Dirigismo Cultural?
Jornal O Estado do Maranhão
Iniciativa do Ministério da Cultura propõe alterações na Lei no. 8.313 (Lei Rouanet), de incentivo à cultura, em vigor desde 23 de dezembro de 1991. A proposta gerou muita polêmica, desde o dia 23 de março deste ano, quando foi divulgada, e, depois, ao ser submetida a consulta pública, até o dia 6 de maio. Passada esta data, o ministro da Cultura iniciou visitas a diversos estados para conversas com os secretários de cultura e pessoas e entidades com atuação na área.
A resistência do Ministério e de gente de mentalidade estatizante à lei de agora, de excelentes resultados, está clara na transcrição, no site do próprio Ministério, de texto do jornal O Povo, do Ceará, estado onde houve discussões sobre o assunto: "O principal objetivo do Ministério com o projeto é que o Estado passe a regular o mecanismo de financiamento da cultura brasileira, hoje feito majoritariamente por meio de renúncia fiscal da iniciativa privada.". Afora a redação imprecisa, pois a renúncia não é da iniciativa privada, mas do poder público, é evidente a ideia de que tudo pode e deve ser regulamentado pelo Estado.
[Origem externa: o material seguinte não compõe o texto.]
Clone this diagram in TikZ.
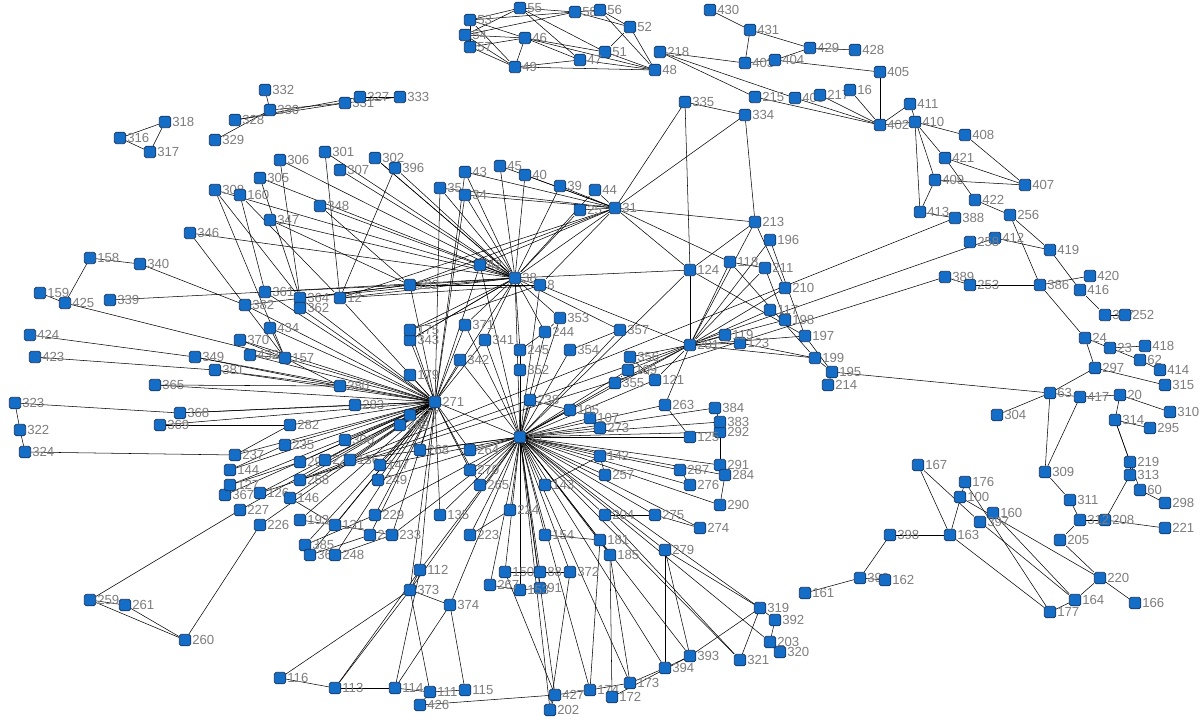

Como atualmente às empresas é dada a opção de aplicar, após prévia aprovação pelo Ministério, em projetos culturais de sua escolha, parte do imposto que teriam de recolher às abarrotadas burras governamentais, então o mecanismo não deve prestar. Quem tem a competência para decidir sobre o melhor para a sociedade são os burocratas. Eu de minha parte, prefiro que as escolhas continuem a ser feitas por elas. O governo é, por sua natureza, um monopolista. O setor privado, quando também o é, tem, como os estudos econômicos nos mostram incessantemente, vida relativamente curta pois monopólios tendem a se esfacelar com o passar do tempo. Mais ainda. Corporações empresariais, há muitas, concorrendo umas com as outras. Governo, só um.
Uma comissão composta, entre outros, por membros da sociedade, segundo a nova lei, ficaria encarregada de aprovar os projetos merecedores de ajuda, procedimento já adotado presentemente, porém em fase anterior à escolha das empresas. Ou seja, estas nos dias atuais já tomam decisões com base em decisões do próprio governo. A diferença na proposta, é que o poder público ficaria com a palavra final. Elas teriam então de aplicar tão somente em determinado projeto indicado pelo Estado e não poderiam escolher em uma lista dos pré-aprovados pelo Ministério, como no presente. E mais, não poderiam fazer divulgação da aplicação. Aí está um bom incentivo, se o objetivo for fazê-las não aplicar nada e recolher sem chateações o imposto ao erário. Aliás, o Ministério deixou claro que o ideal seria ter a totalidade dos recursos para incentivo à cultura administrados por um fundo estatal.
O leitor terá uma noção do caráter estatizante da proposta pelo artigo 49: "O Ministério da Cultura e demais órgãos da Administração Pública Federal poderão dispor dos bens e serviços culturais financiados com recursos públicos para fins não-comerciais e não-onerosos, após o período de três anos de reserva de direitos de utilização sobre a obra". Em palavras mais claras, o governo irá expropriar a propriedade intelectual dos autores dos projetos.
Quanto à concentração na região sul-sudeste da aplicação de recursos, devemos observar que o problema não é da Lei Rouanet, mas da baixa capacidade de aplicação das empresas do restante do país. Seria preciso eliminar as desigualdades regionais do Brasil a fim de eliminar o problema. Também, aplicações nas outras regiões são contabilizadas como da sul-sudeste por nesta se encontrar a maior parte das sedes das aplicadoras.
De qualquer modo, essa tentativa de mudança estatizante levanta um complexo, eterno e, parece, insolúvel problema. O apoio estatal às atividades culturais não levaria a um dirigismo cultural? O fato de o poder público a elas alocar recursos não conduziria a manipulações em favor do príncipe? Essa, a discussão mais importante. Enquanto não se chega a uma conclusão, melhor é continuar com a Lei Rouanet.